Meglio di essere quelli di X-Factor o di Amici. Questa etichetta ci appartiene. Noi siamo quelli che registrano nella natura, che decidono di fare cose impossibili come un viaggio in zattera… Insomma, chi non ha mai voluto essere un naufrago?.

Parlando di talent, tempo fa avete detto di “no” a X-Factor per “non snaturarvi” con programmi che ora, però, vantano tra i giudici personalità come Levante, con la quale condividete l’etichetta Inri. Cosa succede? I talent sono sempre più indie o cambiano gli artisti che fanno gli indipendenti?

Prima nei talent c’erano giudici e ci si lamentava, ora ci sono musicisti. E anche artisti come Manuel Agnelli degli Afterhours, Elio di Elio e le Storie Tese e Levante. È semplice: l’indie è il nuovo mainstream e i talent sono lo specchio dei tempi. Non sono il male, il male è che spesso vengono considerati l’unica strada possibile. Da musicista non mi appartiene e poi bisogna essere coerenti con quello che si è, per noi non lo è X-Factor.
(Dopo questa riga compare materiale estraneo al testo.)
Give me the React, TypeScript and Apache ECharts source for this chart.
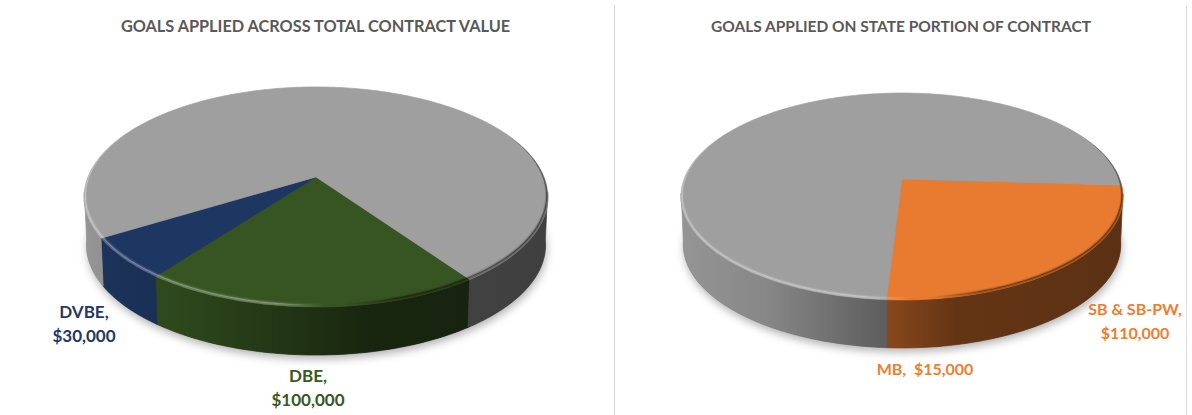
import React, { useEffect, useRef } from "react";
import * as echarts from "echarts";

const TITLE_LEFT = "GOALS APPLIED ACROSS TOTAL CONTRACT VALUE";
const TITLE_RIGHT = "GOALS APPLIED ON STATE PORTION OF CONTRACT";

const leftNames = ["DBE", "DVBE", "Remainder"];
const leftValues = [100000, 30000, 370000];
const rightNames = ["SB & SB-PW", "MB", "Remainder"];
const rightValues = [110000, 15000, 375000];

const COLORS: Record<string, string> = {
  DBE: "#385723",
  DVBE: "#1F3864",
  "SB & SB-PW": "#ED7D31",
  MB: "#ED7D31",
  Remainder: "#A2A2A2",
};

const labelTexts: Record<string, (v: string) => string> = {
  DBE: (v) => `DBE,\n${v}`,
  DVBE: (v) => `DVBE,\n${v}`,
  "SB & SB-PW": (v) => `SB & SB-PW,\n${v}`,
  MB: (v) => `MB,  ${v}`,
};

const LABEL_POS: Record<string, [number, number, number]> = {
  DBE: [308, 387, 17],
  DVBE: [84, 323, 17],
  "SB & SB-PW": [1135, 320, 16],
  MB: [925, 368, 16],
};

type Geo = {
  cx: number; apexY: number; rx: number; a: number; b: number; k: number;
  depth: number; start: number;
};
const GEO_LEFT: Geo = { cx: 316, apexY: 177, rx: 232, a: 228, b: 106.4, k: 0.1818, depth: 48, start: 55 };
const GEO_RIGHT: Geo = { cx: 902, apexY: 179, rx: 221, a: 217.8, b: 100.5, k: 0.169, depth: 48, start: 3.4 };

const rad = (d: number) => (d * Math.PI) / 180;

function project(g: Geo, deg: number, r = 1): [number, number] {
  const u = r * Math.cos(rad(deg));
  const v = r * Math.sin(rad(deg));
  const w = 1 - g.k * v;
  return [g.cx + (g.a * u) / w, g.apexY + (g.b * v) / w];
}
function projectBottom(g: Geo, deg: number): [number, number] {
  const [x, y] = project(g, deg);
  return [g.cx + (x - g.cx) * 0.99, y + g.depth];
}
function arc(a1: number, a2: number, fn: (d: number) => [number, number]) {
  const pts: [number, number][] = [];
  const n = Math.max(2, Math.ceil(Math.abs(a2 - a1)));
  for (let i = 0; i <= n; i++) pts.push(fn(a1 + ((a2 - a1) * i) / n));
  return pts;
}

function shade(hex: string, m: number) {
  const n = parseInt(hex.slice(1), 16);
  const c = [(n >> 16) & 255, (n >> 8) & 255, n & 255].map((x) => Math.round(x * m));
  return `rgb(${c[0]},${c[1]},${c[2]})`;
}
const WALL_STOPS: [number, number][] = [[0, 0.92], [0.2, 0.83], [0.47, 0.57], [0.62, 0.42], [1, 0.39]];

function wallFill(g: Geo, color: string) {
  return {
    type: "linear", global: true, x: g.cx - g.rx, y: 0, x2: g.cx + g.rx, y2: 0,
    colorStops: WALL_STOPS.map(([offset, m]) => ({ offset, color: shade(color, m) })),
  };
}
function bevelFill(g: Geo, alpha: number) {
  return {
    type: "linear", global: true, x: g.cx - g.rx, y: 0, x2: g.cx + g.rx, y2: 0,
    colorStops: [
      { offset: 0, color: `rgba(255,255,255,${alpha})` },
      { offset: 0.42, color: `rgba(255,255,255,${alpha})` },
      { offset: 0.52, color: `rgba(255,255,255,0)` },
      { offset: 0.56, color: `rgba(0,0,0,0)` },
      { offset: 0.68, color: `rgba(0,0,0,${alpha * 1.3})` },
      { offset: 1, color: `rgba(0,0,0,${alpha * 1.5})` },
    ],
  };
}
// bevel width follows the angle: widest on the front and sides, gone at the back
function bevelWidth(deg: number) {
  return Math.max(0, 0.009 + 0.018 * Math.sin(rad(deg)));
}
function band(g: Geo, a1: number, a2: number, w0: number, w1: number) {
  const outer = arc(a1, a2, (d) => project(g, d, 1 - w0 * bevelWidth(d)));
  const inner = arc(a2, a1, (d) => project(g, d, 1 - w1 * bevelWidth(d)));
  return [...outer, ...inner];
}

function sliceRenderer(geo: Geo, names: string[], values: number[]) {
  const total = values.reduce((s, v) => s + v, 0);
  return (params: any, api: any) => {
    const i = params.dataIndex;
    const name = names[i];
    const color = COLORS[name];
    const before = values.slice(0, i).reduce((s, v) => s + v, 0);
    const a1 = geo.start + (before / total) * 360;
    const a2 = a1 + (api.value(0) / total) * 360;
    // neighbouring slices of one colour overlap slightly, so that no seam shows
    const sameAsPrevious = i > 0 && COLORS[names[i - 1]] === color;
    const drawFrom = sameAsPrevious ? a1 - 1 : a1;
    const children: any[] = [];

    // side wall, only the visible front part of the rim
    for (const shift of [0, -360]) {
      const w1 = Math.max(drawFrom + shift, 8);
      const w2 = Math.min(a2 + shift, 172);
      if (w2 > w1) {
        const fill = wallFill(geo, color);
        children.push({
          type: "polygon", z2: 1,
          shape: { points: [...arc(w1, w2, (d) => project(geo, d)), ...arc(w2, w1, (d) => projectBottom(geo, d))] },
          style: { fill, stroke: fill, lineWidth: 0.7 },
        });
      }
    }
    // top face
    const top = shade(color, 0.98);
    children.push({
      type: "polygon", z2: 2,
      shape: { points: [project(geo, 0, 0), ...arc(drawFrom, a2, (d) => project(geo, d))] },
      style: { fill: top, stroke: top, lineWidth: 0.7 },
    });
    // soft bevel along the rim
    const layers: [number, number, number][] = [[0, 0.3, 0.25], [0.3, 0.6, 0.38], [0.6, 0.8, 0.14], [0.8, 1, 0.05]];
    for (const [w0, w1, alpha] of layers) {
      children.push({
        type: "polygon", z2: 3,
        shape: { points: band(geo, a1, a2, w0, w1) },
        style: { fill: bevelFill(geo, alpha) },
      });
    }
    // data label
    if (labelTexts[name]) {
      const [x, y, fontSize] = LABEL_POS[name];
      const money = "$" + Number(api.value(0)).toLocaleString("en-US");
      children.push({
        type: "text", z2: 5, x, y,
        style: {
          text: labelTexts[name](money), fill: color, fontFamily: "Lato", fontWeight: "bold",
          fontSize, lineHeight: 24, textAlign: "center", textVerticalAlign: "middle",
        },
      });
    }
    return { type: "group", children };
  };
}

function shadowRenderer(geo: Geo) {
  return () => ({
    type: "polygon",
    shape: { points: arc(0, 360, (d) => projectBottom(geo, d)) },
    style: {
      fill: "#777", shadowBlur: 9, shadowColor: "rgba(0,0,0,0.3)", shadowOffsetX: 1, shadowOffsetY: 4,
    },
  });
}

const toData = (names: string[], values: number[]) => names.map((name, i) => ({ name, value: [values[i]] }));

export default function App() {
  const ref = useRef<HTMLDivElement>(null);
  useEffect(() => {
    const chart = echarts.init(ref.current!, undefined, { renderer: "svg" });
    const titleStyle = { color: "#595959", fontFamily: "Lato", fontWeight: "bold" as const };
    const custom = (renderItem: any, data: any[], z: number) => ({
      type: "custom", coordinateSystem: "none", silent: true, z, renderItem, data,
      clip: false,
    });
    chart.setOption({
      animation: false,
      backgroundColor: "#ffffff",
      title: [
        { text: TITLE_LEFT, left: 310.5, top: 12, textAlign: "center", textStyle: { ...titleStyle, fontSize: 16.3 } },
        { text: TITLE_RIGHT, left: 896, top: 13, textAlign: "center", textStyle: { ...titleStyle, fontSize: 15.5 } },
      ],
      graphic: [
        { type: "line", silent: true, shape: { x1: 614.5, y1: 5, x2: 614.5, y2: 415 }, style: { stroke: "#d4d4d4", lineWidth: 1 } },
        { type: "line", silent: true, shape: { x1: 1186.5, y1: 6, x2: 1186.5, y2: 415 }, style: { stroke: "#dcdcdc", lineWidth: 1 } },
      ],
      series: [
        custom(shadowRenderer(GEO_LEFT), [[1]], 1),
        custom(shadowRenderer(GEO_RIGHT), [[1]], 1),
        custom(sliceRenderer(GEO_LEFT, leftNames, leftValues), toData(leftNames, leftValues), 2),
        custom(sliceRenderer(GEO_RIGHT, rightNames, rightValues), toData(rightNames, rightValues), 2),
      ],
    });
    return () => chart.dispose();
  }, []);
  return <div ref={ref} style={{ position: "absolute", left: 0, top: 0, width: 1192, height: 415 }} />;
}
Nella prima intervista per Futura News, aveva detto che se una storia non la racconti non esiste. Ora cosa raccontate?

Noi facciamo quasi tutto da soli, insieme con qualcuno che ci dà una mano solo per amore del progetto. A livello personale, sia per me che per Carlo, la musica ci sta dando tantissimo e allo stesso tempo ci sta togliendo tantissimo. Ma quando ami qualcosa ci dedichi tutto il tempo senza chiederti se ne valga la pena. A distanza di due anni sicuramente racconteremo cose diverse ma possiamo dire di avere inseguito il nostro sogno e di averlo toccato con mano.

Ancora questo sogno, ma qual è?

Semplice, poter vivere con la nostra musica.